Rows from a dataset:
---
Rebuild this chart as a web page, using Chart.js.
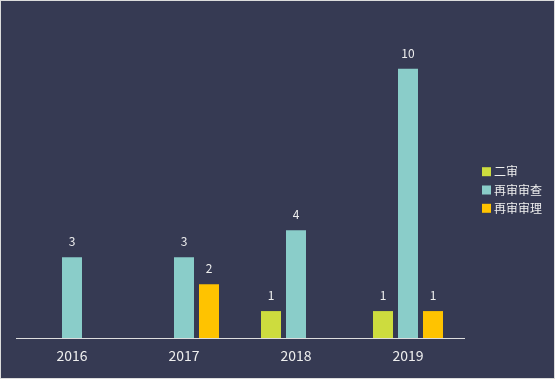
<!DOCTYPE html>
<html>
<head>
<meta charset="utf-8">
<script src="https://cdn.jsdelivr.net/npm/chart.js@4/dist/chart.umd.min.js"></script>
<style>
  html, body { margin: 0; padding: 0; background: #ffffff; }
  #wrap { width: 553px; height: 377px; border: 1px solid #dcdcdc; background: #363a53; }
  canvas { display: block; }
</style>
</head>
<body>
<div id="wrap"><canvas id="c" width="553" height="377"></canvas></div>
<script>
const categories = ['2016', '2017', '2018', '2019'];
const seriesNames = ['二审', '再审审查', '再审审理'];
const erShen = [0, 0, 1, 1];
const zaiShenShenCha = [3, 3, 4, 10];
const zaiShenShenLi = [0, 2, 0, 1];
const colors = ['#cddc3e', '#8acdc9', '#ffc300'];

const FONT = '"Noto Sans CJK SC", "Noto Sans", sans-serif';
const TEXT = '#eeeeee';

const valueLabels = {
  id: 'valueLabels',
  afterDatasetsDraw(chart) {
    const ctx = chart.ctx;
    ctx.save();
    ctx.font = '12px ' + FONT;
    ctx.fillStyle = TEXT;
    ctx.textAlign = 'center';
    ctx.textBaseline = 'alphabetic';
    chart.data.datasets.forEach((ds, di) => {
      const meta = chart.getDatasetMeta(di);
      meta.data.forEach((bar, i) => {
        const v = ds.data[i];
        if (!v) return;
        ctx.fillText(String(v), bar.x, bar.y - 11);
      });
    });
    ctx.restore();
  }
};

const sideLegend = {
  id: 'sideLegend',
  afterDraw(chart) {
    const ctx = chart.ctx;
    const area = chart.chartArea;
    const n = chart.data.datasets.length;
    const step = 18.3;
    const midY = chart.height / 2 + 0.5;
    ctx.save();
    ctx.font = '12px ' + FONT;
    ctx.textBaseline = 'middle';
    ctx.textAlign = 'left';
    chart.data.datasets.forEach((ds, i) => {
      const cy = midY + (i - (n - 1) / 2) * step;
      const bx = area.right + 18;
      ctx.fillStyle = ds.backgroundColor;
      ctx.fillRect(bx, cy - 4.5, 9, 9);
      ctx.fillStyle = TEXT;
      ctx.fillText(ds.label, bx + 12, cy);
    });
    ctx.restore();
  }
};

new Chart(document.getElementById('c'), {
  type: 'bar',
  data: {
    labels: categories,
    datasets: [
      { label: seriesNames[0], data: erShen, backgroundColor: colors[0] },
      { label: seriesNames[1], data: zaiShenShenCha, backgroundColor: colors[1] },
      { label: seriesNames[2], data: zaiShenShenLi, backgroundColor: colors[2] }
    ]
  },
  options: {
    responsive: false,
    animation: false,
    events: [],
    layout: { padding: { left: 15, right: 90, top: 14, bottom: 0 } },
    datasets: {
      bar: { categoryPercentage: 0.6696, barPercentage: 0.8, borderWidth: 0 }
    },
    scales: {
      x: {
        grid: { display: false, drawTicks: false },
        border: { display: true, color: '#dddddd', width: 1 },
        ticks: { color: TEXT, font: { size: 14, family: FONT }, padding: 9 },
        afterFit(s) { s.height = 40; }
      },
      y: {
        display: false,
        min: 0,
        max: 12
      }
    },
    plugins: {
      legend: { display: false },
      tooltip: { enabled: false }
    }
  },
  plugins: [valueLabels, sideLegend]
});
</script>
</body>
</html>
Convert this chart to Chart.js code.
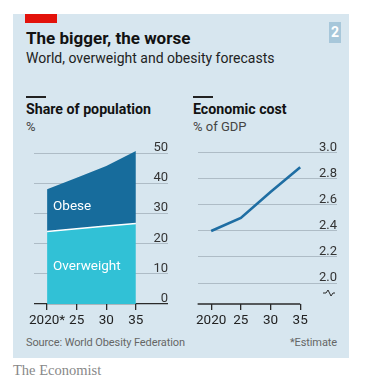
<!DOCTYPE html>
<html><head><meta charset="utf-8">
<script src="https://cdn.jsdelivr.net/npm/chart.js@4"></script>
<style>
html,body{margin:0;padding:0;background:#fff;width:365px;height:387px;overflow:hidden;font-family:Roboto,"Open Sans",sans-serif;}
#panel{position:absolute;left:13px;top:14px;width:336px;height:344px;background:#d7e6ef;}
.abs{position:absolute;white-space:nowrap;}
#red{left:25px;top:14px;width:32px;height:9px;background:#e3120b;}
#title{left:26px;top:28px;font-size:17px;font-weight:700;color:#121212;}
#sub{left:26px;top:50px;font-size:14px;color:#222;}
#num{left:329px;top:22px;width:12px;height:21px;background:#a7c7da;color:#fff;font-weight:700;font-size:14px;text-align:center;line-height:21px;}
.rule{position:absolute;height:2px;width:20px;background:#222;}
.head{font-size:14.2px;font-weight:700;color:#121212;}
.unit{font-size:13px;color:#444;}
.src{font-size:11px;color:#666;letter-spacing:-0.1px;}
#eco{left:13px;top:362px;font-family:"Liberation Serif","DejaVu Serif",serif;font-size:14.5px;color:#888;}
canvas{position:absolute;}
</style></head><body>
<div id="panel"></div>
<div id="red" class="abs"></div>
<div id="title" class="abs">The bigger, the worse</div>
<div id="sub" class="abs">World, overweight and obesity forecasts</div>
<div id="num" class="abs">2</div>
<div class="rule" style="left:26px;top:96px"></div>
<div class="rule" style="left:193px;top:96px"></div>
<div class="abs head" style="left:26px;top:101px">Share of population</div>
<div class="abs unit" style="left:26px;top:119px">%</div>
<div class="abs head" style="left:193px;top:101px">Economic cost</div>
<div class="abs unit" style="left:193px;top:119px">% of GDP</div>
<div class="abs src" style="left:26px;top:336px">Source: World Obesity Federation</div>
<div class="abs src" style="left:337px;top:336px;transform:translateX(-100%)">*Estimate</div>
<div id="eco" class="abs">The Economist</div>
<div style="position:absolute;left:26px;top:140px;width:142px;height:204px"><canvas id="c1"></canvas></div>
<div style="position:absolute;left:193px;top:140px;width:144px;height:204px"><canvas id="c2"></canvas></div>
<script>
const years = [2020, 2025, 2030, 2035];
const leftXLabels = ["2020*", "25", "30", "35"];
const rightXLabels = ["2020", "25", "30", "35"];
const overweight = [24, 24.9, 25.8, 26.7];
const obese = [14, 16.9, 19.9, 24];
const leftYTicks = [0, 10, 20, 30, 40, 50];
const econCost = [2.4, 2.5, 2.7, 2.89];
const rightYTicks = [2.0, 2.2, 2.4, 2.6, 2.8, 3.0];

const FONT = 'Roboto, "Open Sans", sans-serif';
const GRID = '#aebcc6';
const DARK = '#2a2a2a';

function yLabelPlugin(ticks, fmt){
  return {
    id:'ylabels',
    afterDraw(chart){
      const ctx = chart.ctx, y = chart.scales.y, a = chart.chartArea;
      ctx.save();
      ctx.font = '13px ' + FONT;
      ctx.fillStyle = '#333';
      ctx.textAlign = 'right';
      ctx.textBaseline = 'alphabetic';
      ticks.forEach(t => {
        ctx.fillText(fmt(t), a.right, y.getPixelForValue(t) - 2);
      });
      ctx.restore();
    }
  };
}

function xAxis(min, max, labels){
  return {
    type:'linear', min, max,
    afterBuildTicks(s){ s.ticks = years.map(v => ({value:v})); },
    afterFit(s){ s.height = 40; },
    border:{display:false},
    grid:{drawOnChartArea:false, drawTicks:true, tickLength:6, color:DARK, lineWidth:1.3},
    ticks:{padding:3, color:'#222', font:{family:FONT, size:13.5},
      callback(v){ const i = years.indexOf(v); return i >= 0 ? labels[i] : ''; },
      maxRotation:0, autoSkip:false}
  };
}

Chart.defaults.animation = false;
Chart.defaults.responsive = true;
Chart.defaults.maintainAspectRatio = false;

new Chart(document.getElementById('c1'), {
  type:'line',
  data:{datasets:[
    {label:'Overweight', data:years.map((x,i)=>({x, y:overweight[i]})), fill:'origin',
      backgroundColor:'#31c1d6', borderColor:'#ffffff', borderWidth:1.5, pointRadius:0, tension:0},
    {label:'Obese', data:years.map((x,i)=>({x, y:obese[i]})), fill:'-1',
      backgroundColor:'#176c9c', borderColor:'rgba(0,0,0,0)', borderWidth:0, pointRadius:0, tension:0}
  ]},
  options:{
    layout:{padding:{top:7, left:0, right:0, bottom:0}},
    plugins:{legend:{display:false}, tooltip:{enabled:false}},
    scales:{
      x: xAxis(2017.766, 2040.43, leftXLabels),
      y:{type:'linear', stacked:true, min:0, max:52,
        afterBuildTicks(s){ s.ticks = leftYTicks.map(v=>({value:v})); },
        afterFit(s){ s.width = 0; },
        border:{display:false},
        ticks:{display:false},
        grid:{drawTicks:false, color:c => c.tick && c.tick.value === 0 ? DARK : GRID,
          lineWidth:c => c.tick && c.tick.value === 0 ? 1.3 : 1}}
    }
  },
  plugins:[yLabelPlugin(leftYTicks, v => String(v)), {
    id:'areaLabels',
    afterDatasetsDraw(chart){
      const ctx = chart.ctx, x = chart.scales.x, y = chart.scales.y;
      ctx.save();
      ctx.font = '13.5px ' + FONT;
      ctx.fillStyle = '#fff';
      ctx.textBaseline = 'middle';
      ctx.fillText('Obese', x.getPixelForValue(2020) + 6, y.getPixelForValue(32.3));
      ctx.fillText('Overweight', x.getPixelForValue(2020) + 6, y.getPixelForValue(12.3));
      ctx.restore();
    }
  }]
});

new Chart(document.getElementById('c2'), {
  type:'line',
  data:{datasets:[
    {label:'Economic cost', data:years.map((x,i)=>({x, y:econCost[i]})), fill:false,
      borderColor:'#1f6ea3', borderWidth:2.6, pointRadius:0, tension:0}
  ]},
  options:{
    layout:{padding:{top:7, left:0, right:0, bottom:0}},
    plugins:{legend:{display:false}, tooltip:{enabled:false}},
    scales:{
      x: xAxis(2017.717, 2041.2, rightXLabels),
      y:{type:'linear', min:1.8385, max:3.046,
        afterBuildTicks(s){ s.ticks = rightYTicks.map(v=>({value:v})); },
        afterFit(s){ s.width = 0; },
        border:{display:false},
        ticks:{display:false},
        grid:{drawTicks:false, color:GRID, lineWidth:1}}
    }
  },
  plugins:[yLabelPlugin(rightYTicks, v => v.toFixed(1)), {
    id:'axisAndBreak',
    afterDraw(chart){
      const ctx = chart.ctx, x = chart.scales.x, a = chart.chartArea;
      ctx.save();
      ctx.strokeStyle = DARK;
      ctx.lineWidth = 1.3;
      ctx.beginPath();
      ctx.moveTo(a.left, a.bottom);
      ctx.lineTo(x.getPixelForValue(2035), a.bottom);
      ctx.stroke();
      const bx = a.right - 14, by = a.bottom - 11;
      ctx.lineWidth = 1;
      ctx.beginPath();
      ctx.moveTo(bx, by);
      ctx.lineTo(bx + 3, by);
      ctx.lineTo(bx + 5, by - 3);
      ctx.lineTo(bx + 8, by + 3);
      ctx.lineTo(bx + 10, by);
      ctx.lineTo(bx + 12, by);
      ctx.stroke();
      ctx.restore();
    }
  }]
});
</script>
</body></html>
---
§ **Exercise details**
With the pictures left out, restate word for word every line of the data above, from the first down to the line that contains "const TEXT = '#eeeeee';".

§ **Written answer**
Rebuild this chart as a web page, using Chart.js.
<!DOCTYPE html>
<html>
<head>
<meta charset="utf-8">
<script src="https://cdn.jsdelivr.net/npm/chart.js@4/dist/chart.umd.min.js"></script>
<style>
  html, body { margin: 0; padding: 0; background: #ffffff; }
  #wrap { width: 553px; height: 377px; border: 1px solid #dcdcdc; background: #363a53; }
  canvas { display: block; }
</style>
</head>
<body>
<div id="wrap"><canvas id="c" width="553" height="377"></canvas></div>
<script>
const categories = ['2016', '2017', '2018', '2019'];
const seriesNames = ['二审', '再审审查', '再审审理'];
const erShen = [0, 0, 1, 1];
const zaiShenShenCha = [3, 3, 4, 10];
const zaiShenShenLi = [0, 2, 0, 1];
const colors = ['#cddc3e', '#8acdc9', '#ffc300'];

const FONT = '"Noto Sans CJK SC", "Noto Sans", sans-serif';
const TEXT = '#eeeeee';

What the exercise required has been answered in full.